While this is all fine and dandy, creating a new thread has some overhead and requires some time. While the web is shifting away from static websites and towards web apps, clients are connecting more and more to the webserver.

Node.js is non-blocking and event driven

If you were to write the same website in node, you would write something like this:

var http = require('http');
http.createServer(function (req, res) {
  res.writeHead(200, {'Content-Type': 'text/plain'});
  res.end('Welcome to my awesome website\n');
}).listen(1337, "127.0.0.1");
console.log('Server running at http://127.0.0.1:1337/');

We tell node to create a webserver (handled by Apache in the PHP example) and we define a function which get’s called on every request.

The moment you run this node will create a single process. And instead of spawning a new thread everytime someone does a request, we just use the current process and just call a function.

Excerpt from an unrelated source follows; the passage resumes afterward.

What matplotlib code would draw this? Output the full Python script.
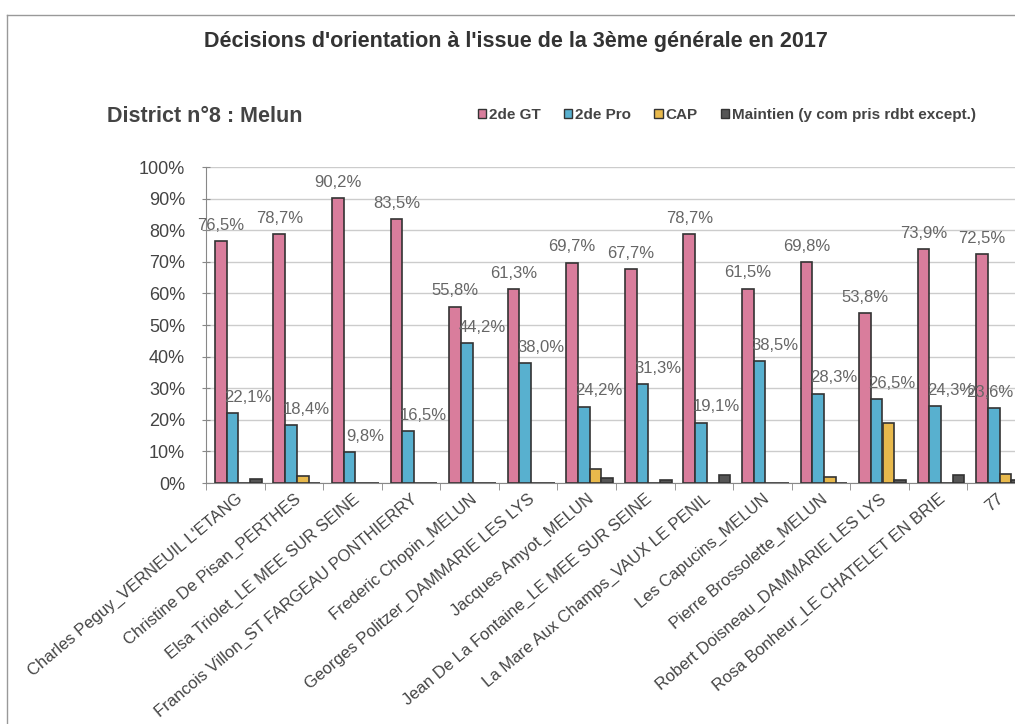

As you can imagine this approach is (in this easy example) more scalable and memory efficient.

Because there is only one thread, we must make sure we don’t do something that takes a long time, else everyone connected has to wait for it.

Callbacks and events

That’s where callbacks and events come in. The main thread only runs javascript, but what if you need to get a record from a database? You run the query and pass it a callback (function to execute once the result comes in). This is called non-blocking IO, the main thread will not wait for stuff outside the node enviroment.

Asynchronous code

This model has an advantage and a disadvantage. The disadvantage is that instead of writing:

var result = SQL.query('SELECT * FROM mytable');
doSomethingAwesome(result);

You now have to write:

var result = SQL.query('SELECT * FROM mytable', function(){
  doSomethingAwesome(result);
});

This example doesn’t look to bad, but trust me that when you need to do ten queries (not uncommen) this looks like hell, callback hell to be exact. Even though there are libraries that try to make this as workable as possible, javascript itself does not have anything for us. And it will never be as simple as synchronous code.

Do not be feared: there is also an advantage!

If you would do something IO (SQL query for example) in PHP, your whole scripts waits for the result. This would be a disaster in Node because when waiting for a slow query no one could connect to your website. In PHP this doesn’t matter because each request has it’s own thread.

The CPU is not very good at multitasking, in fact it can only do one thing at once. When your PHP script waits for IO, the CPU is just going to do something different. This is called threading.

Threading solves a problem, however we have no control over it. With node when waiting for IO we can just do other things in the meantime, hereby it gives the control over our server back to us developers. Which can in turn also be seen as a disadvantage though, because it is more difficult and the code is less abstract.

Here is an easy example that shows the power of giving the control back:

Imagine you have to do five heavy SQL queries on each request, each of them take 0.5 seconds to complete. When solving this in a synchronous way, the request takes 2.5 seconds. However node is able to do this in 0.5 seconds because it can fire the five queries right after each other and return when the last one comes back.

connecting the dots

Node has an event loop. This basically comes down to different points in time where it executes a bunch of code.

If the result of your SQL query just comes in while node is running some random function, the callback gets scheduled for the next tick and it resumes what it was doing. When it has nothing left to do, the tick will finish and a new one will start if there is something new to do.

When doing memory intensive stuff (computation, parsing, etc.) you could stuff a couple of process.nextTick() between your functions to make sure you don’t block the main thread for to long.

Because of this model node.js is great when dealing with IO, but really bad for doing computation.